◆ TASK REQUIREMENTS ◆
Set down, exactly as written, the lines from the top of the data to the line that holds "controls (-0.5,0.043) and", and omit the pictures.

◆ GIVEN INFORMATION ◆
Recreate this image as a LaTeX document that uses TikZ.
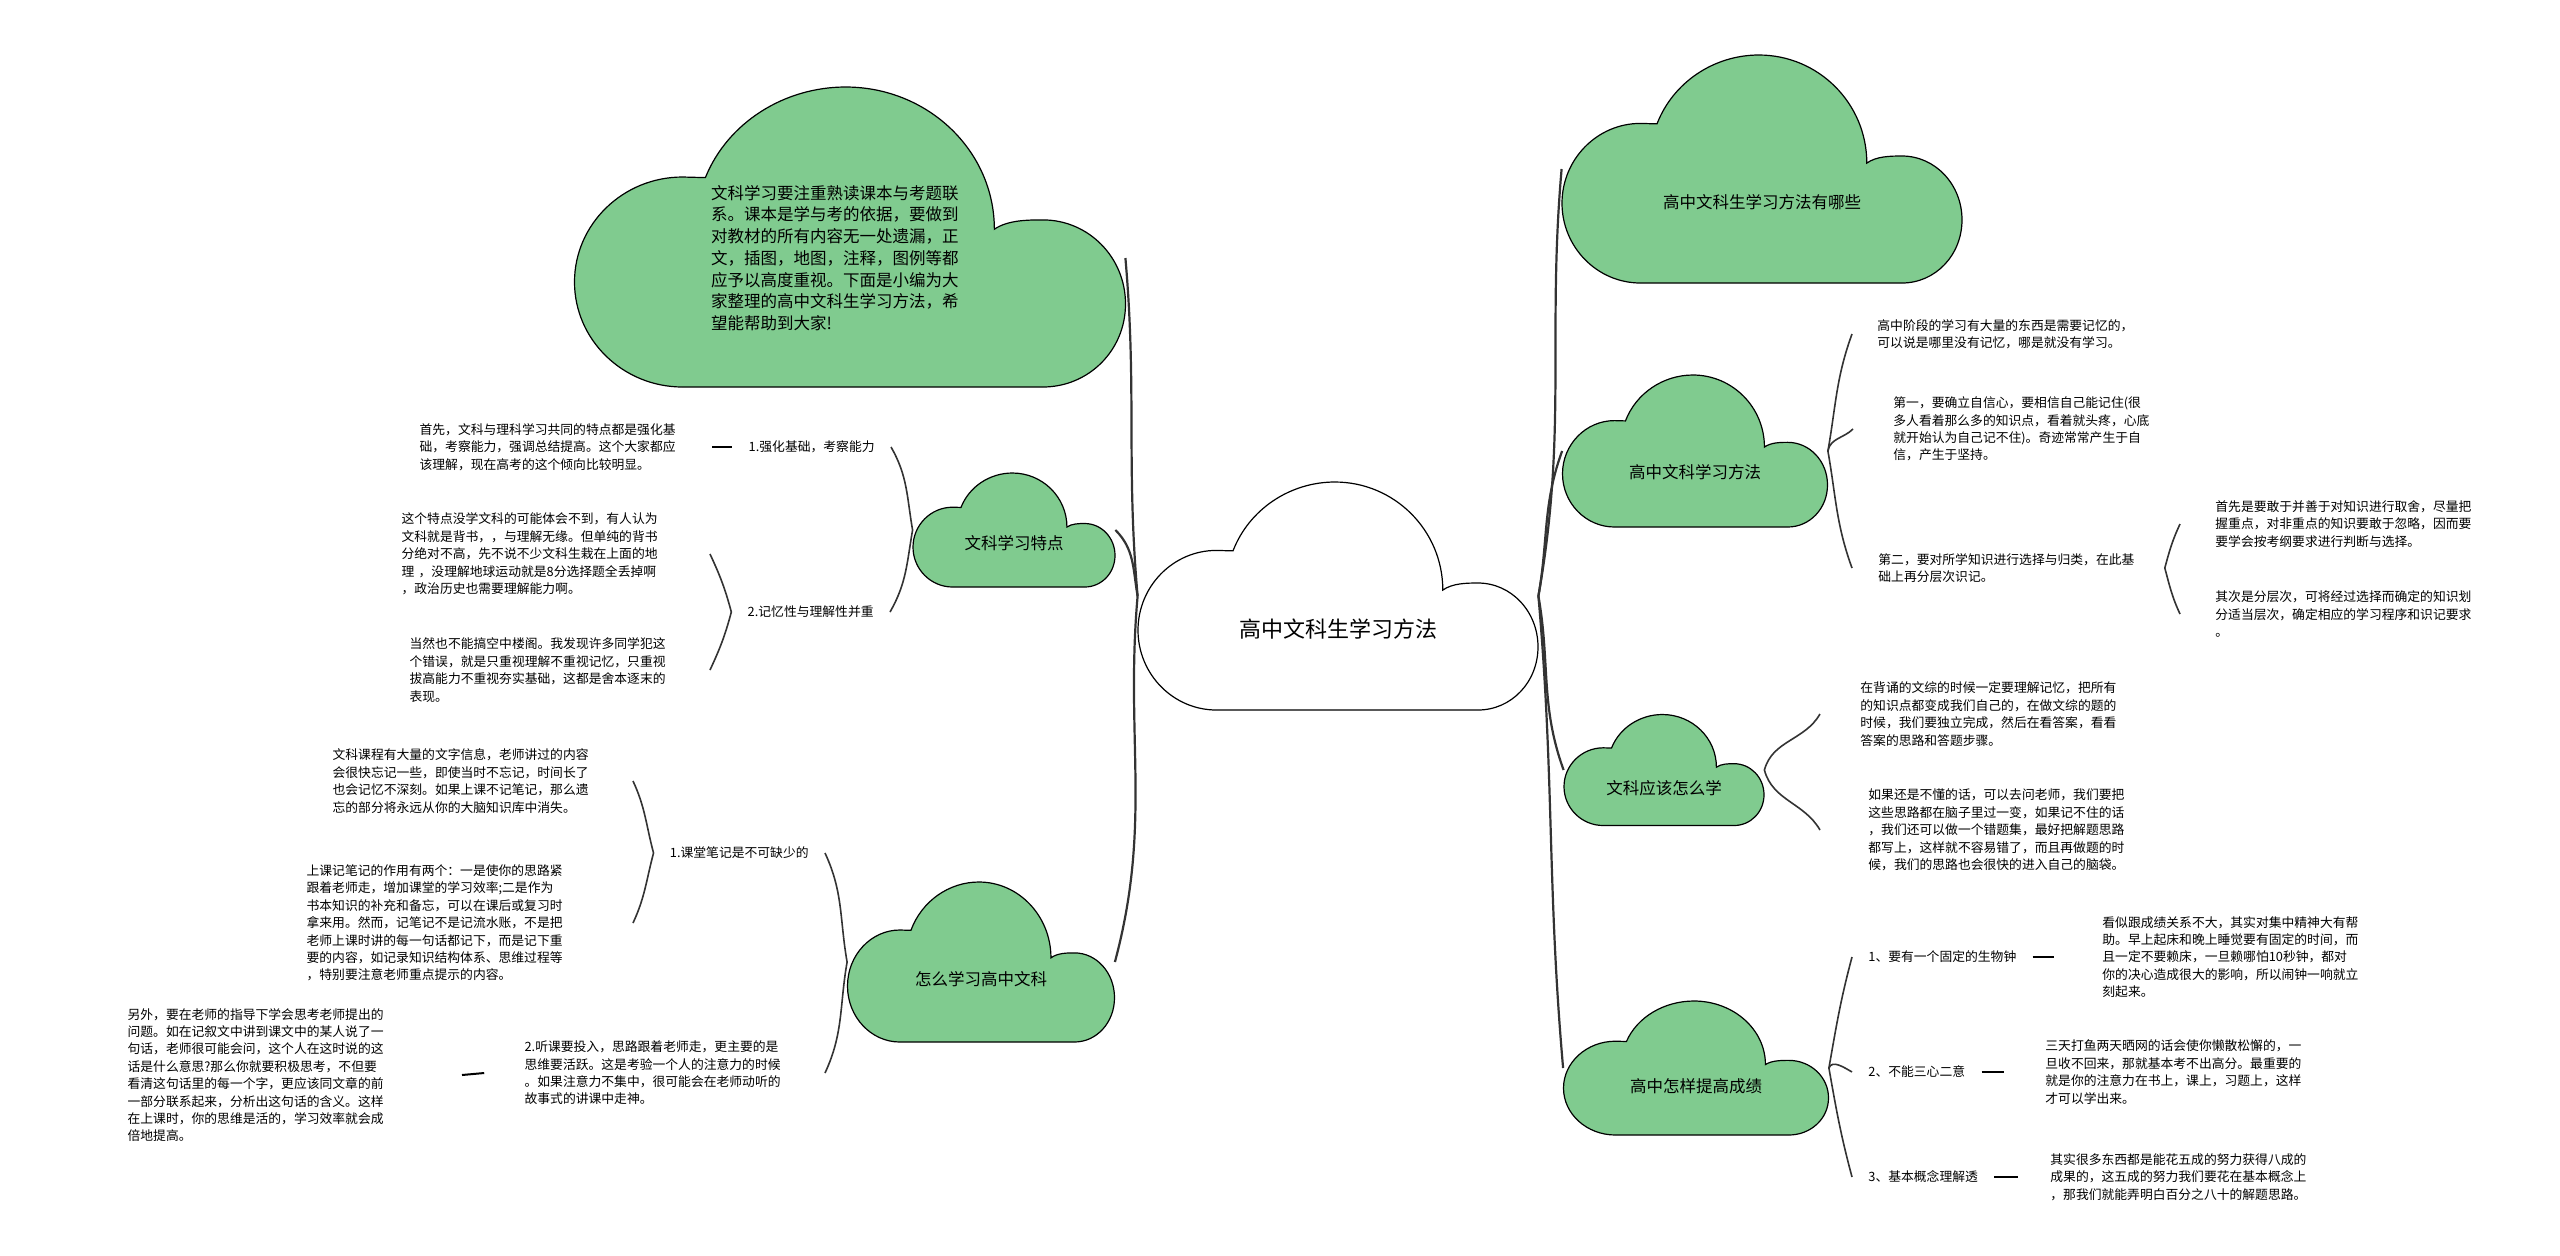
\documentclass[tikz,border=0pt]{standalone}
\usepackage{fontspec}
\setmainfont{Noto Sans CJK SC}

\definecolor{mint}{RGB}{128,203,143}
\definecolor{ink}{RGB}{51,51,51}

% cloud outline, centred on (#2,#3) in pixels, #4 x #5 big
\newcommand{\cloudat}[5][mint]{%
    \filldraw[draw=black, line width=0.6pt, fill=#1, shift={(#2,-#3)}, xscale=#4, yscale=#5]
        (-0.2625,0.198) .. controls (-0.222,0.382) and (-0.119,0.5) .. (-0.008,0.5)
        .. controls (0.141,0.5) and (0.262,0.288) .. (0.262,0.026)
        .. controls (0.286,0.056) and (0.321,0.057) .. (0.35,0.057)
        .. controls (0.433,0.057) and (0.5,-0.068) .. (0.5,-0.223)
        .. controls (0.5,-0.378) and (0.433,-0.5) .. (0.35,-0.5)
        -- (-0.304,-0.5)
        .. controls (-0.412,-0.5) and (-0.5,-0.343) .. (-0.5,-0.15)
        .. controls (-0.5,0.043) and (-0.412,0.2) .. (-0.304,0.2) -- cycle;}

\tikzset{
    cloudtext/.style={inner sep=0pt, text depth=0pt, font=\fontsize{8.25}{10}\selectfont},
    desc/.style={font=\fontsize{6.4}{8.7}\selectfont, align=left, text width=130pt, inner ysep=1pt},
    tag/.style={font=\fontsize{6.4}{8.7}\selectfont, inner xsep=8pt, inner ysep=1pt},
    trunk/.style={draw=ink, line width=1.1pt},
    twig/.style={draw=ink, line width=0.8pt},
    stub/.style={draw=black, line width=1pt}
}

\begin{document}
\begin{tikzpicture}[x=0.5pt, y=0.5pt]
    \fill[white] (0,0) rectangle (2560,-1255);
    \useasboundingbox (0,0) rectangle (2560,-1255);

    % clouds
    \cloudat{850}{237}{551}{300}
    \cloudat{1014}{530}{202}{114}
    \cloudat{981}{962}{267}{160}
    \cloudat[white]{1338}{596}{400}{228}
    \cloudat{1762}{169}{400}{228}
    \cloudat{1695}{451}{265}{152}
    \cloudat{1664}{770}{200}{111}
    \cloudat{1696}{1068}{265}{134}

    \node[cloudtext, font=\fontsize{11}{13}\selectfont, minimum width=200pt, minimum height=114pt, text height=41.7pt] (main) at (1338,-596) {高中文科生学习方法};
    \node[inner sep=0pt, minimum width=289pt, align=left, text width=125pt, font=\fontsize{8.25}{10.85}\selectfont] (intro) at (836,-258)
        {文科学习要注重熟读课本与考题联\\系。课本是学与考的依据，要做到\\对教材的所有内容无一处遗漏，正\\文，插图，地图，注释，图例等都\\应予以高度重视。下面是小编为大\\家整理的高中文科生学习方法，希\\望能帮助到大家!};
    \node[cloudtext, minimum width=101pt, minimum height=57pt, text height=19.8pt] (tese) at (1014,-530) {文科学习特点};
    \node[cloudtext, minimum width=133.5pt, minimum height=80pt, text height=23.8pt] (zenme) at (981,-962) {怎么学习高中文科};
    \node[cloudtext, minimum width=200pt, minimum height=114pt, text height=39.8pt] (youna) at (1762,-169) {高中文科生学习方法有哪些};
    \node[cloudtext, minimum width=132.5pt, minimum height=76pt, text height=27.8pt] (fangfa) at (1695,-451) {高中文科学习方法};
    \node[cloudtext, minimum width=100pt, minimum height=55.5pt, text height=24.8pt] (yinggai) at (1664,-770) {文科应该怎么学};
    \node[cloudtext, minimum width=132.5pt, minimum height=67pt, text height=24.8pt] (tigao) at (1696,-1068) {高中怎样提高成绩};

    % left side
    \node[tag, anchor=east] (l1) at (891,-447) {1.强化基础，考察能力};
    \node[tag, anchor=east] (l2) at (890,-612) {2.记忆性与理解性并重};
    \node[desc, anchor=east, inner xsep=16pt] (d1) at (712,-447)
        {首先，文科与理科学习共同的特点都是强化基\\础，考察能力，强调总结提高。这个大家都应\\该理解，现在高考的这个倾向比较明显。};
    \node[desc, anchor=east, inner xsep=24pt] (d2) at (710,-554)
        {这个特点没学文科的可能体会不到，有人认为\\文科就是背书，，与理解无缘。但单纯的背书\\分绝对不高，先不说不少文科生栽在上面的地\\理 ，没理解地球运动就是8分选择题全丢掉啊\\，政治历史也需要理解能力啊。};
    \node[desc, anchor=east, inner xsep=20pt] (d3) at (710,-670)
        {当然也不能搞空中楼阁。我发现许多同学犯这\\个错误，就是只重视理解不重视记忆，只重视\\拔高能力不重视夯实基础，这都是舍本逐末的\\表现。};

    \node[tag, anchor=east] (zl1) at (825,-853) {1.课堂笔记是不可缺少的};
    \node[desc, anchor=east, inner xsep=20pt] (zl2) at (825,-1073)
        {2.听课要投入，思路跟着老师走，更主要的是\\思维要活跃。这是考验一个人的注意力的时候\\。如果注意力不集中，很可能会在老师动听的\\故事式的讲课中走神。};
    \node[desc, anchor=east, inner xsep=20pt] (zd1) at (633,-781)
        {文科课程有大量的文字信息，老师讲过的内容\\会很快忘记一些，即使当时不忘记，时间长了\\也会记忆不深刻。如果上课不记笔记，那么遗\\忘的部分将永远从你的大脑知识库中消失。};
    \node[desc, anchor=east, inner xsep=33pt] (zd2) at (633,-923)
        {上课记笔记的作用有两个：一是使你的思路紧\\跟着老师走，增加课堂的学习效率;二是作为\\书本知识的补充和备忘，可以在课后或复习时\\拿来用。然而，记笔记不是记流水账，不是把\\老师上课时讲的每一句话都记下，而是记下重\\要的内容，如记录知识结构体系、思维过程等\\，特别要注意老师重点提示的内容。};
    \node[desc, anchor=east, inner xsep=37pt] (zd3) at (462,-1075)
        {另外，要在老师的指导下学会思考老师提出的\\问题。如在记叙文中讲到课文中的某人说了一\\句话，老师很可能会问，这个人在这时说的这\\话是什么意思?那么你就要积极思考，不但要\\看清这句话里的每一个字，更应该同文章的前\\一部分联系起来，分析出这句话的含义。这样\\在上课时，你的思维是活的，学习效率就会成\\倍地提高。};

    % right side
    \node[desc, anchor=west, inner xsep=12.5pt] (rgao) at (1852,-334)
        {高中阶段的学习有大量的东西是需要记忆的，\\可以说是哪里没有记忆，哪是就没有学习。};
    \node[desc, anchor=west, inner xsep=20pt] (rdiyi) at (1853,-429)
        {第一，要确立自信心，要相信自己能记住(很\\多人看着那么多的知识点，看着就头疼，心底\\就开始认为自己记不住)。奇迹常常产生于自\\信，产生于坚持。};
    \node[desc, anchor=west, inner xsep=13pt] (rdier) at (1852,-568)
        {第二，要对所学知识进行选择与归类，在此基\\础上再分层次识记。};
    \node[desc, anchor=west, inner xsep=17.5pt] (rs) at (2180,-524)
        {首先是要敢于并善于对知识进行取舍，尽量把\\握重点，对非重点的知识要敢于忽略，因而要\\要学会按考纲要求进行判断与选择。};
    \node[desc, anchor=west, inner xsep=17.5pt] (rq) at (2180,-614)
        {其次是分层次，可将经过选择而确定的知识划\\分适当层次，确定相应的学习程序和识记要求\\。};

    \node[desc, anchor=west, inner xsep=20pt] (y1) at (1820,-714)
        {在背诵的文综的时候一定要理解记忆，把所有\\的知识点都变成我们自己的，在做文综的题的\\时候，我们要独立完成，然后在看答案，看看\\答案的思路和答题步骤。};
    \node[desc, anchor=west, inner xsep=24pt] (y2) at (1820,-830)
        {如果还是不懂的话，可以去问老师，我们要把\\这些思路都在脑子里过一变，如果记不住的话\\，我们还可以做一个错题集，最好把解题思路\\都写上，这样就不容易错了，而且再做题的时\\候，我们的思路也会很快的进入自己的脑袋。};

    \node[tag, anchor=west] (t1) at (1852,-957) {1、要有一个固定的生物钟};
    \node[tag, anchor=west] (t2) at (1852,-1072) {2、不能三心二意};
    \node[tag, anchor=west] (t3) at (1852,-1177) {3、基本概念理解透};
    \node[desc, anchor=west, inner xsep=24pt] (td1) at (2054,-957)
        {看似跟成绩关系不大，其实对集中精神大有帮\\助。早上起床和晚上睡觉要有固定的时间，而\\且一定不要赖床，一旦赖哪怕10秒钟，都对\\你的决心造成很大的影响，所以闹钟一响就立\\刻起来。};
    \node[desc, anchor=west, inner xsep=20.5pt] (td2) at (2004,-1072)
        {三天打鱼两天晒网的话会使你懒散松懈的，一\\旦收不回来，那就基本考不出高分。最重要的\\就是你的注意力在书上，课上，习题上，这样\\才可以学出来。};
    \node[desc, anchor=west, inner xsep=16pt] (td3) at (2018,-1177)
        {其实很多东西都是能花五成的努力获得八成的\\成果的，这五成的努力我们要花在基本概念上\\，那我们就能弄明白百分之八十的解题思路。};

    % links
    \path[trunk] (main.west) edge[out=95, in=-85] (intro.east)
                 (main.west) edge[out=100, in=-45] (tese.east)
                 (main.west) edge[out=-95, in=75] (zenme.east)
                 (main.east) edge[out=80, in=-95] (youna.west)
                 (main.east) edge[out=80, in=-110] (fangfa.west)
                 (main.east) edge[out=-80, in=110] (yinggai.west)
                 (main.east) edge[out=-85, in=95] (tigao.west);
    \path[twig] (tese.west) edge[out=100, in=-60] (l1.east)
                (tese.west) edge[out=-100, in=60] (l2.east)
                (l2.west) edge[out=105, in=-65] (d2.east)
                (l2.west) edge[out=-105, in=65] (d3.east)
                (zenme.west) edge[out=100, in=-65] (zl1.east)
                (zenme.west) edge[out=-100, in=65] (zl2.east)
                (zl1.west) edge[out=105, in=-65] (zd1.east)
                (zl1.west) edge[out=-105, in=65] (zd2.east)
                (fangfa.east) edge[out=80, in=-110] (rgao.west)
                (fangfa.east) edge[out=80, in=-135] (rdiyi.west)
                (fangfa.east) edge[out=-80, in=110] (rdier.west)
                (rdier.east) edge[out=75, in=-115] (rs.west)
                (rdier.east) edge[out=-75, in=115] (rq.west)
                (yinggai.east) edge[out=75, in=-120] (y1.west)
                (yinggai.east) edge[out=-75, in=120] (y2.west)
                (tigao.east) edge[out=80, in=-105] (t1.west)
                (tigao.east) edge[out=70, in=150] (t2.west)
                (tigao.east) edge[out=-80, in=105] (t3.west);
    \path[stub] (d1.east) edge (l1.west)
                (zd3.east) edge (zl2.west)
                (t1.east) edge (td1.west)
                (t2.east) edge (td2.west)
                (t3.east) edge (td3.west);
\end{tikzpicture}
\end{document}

◆ ANSWER FOR THIS EXERCISE ◆
Recreate this image as a LaTeX document that uses TikZ.
\documentclass[tikz,border=0pt]{standalone}
\usepackage{fontspec}
\setmainfont{Noto Sans CJK SC}

\definecolor{mint}{RGB}{128,203,143}
\definecolor{ink}{RGB}{51,51,51}

% cloud outline, centred on (#2,#3) in pixels, #4 x #5 big
\newcommand{\cloudat}[5][mint]{%
    \filldraw[draw=black, line width=0.6pt, fill=#1, shift={(#2,-#3)}, xscale=#4, yscale=#5]
        (-0.2625,0.198) .. controls (-0.222,0.382) and (-0.119,0.5) .. (-0.008,0.5)
        .. controls (0.141,0.5) and (0.262,0.288) .. (0.262,0.026)
        .. controls (0.286,0.056) and (0.321,0.057) .. (0.35,0.057)
        .. controls (0.433,0.057) and (0.5,-0.068) .. (0.5,-0.223)
        .. controls (0.5,-0.378) and (0.433,-0.5) .. (0.35,-0.5)
        -- (-0.304,-0.5)
        .. controls (-0.412,-0.5) and (-0.5,-0.343) .. (-0.5,-0.15)
        .. controls (-0.5,0.043) and (-0.412,0.2) .. (-0.304,0.2) -- cycle;}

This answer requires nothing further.